Recognize Failure Modes and Semantic Limits
The most dangerous failure is effect laundering: an unsafe primitive performs I/O while claiming an empty effect set. Foreign-function interfaces, reflection, global mutable state, and unchecked casts are common escape routes. Isolate them in small modules, review them as trusted code, and expose honest effectful wrappers.
An umbrella effect is a softer failure. If every function becomes {App}, signatures compile but cease to distinguish authority. Conversely, effects that mirror every internal method create annotation churn without helping callers. Labels should represent decisions a caller or operator cares about.
Handlers can satisfy the type while violating the behavioral contract. A test payment handler that ignores idempotency is not a faithful model for retry tests. A clock that moves backward can expose valuable edge cases, but production code may require monotonic durations separately from wall time. Specify algebraic laws and operational guarantees for handlers just as for ordinary interfaces.

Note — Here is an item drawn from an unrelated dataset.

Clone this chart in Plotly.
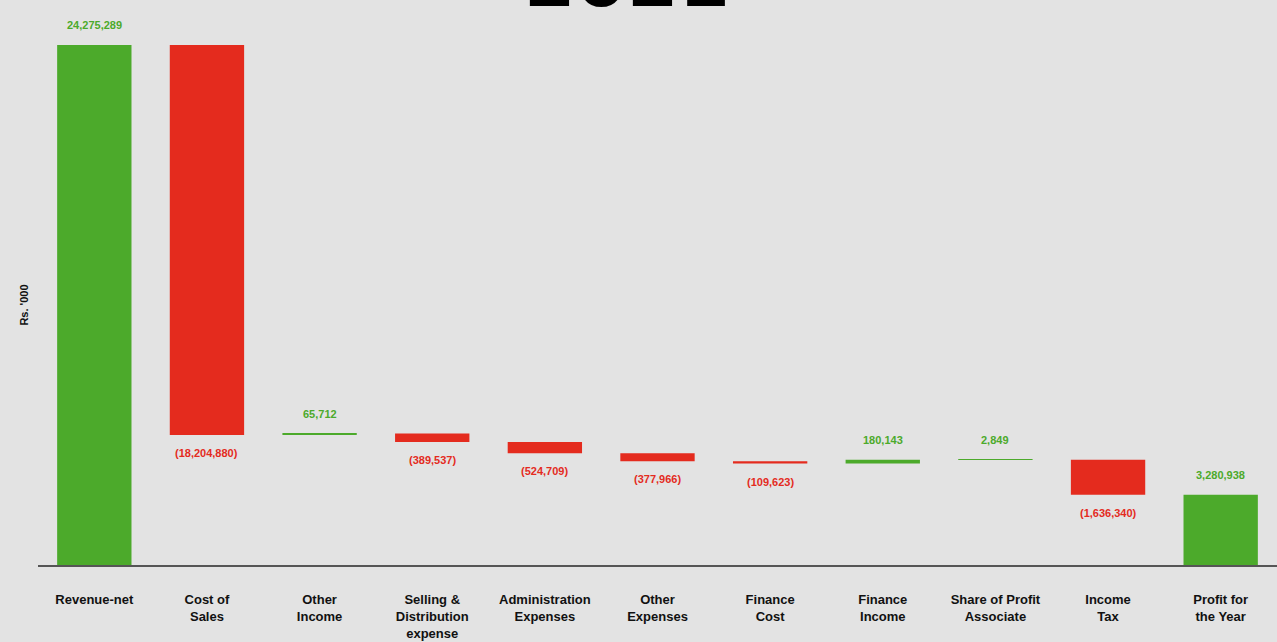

Cancellation deserves special care. A handler that resumes a continuation after its scope has closed can leak resources or perform actions after a caller has given up. Bracketed acquisition, structured lifetimes, and cancellation-safe finalizers remain necessary. An Async or Cancel effect makes the issue visible; it does not automatically solve cleanup.
Finally, absence from an effect set proves only what the language and trusted runtime define. It does not prove constant time, determinism under data races, termination, or freedom from allocation. Keep claims proportional to the model.
Verify Effects at Compile Time and Handlers at Runtime
Testing should cover both layers. Compile-time tests assert that forbidden compositions do not type-check: a quote endpoint cannot call Payment, a pure callback cannot read Clock, and a handler removes only the effects it actually interprets. Positive tests ensure polymorphic helpers preserve callback effects rather than replacing them with an overly broad label.
Runtime tests exercise handler semantics. For placeOrder, use deterministic handlers that record operations and inject failures at each boundary. Verify at least these traces:
- Successful checkout reserves, charges once, reads time, and appends the expected audit event.
- A declined charge releases the exact reservation and returns a domain error.
- A repeated idempotency key returns the prior charge rather than charging again.
- Failure during compensation is surfaced and queued for reconciliation rather than erased.
- Cancellation closes acquired resources and performs no operation after scope exit.
Property tests can compare handlers against laws: state get followed by put should expose the new value, an in-memory inventory handler should never produce negative available stock, and an error handler should not resume an aborted computation accidentally. Integration tests then verify real handlers against sandbox services and persistence constraints.
In operations, attach telemetry at handler boundaries. Record capability name, outcome, latency, and a trace identifier while excluding secrets and sensitive payloads. This aligns observability with the effect vocabulary: a spike in Payment failures can be separated from application validation errors. Monitor handler versions because changing an interpreter can alter behavior without changing application code.
Effect systems provide their strongest guarantee before execution: they show which powers a computation may request and force those powers to be handled somewhere. Runtime verification completes the story by proving that each handler uses its authority correctly. Together they create a disciplined boundary between a program’s declared intentions and the world that interprets them.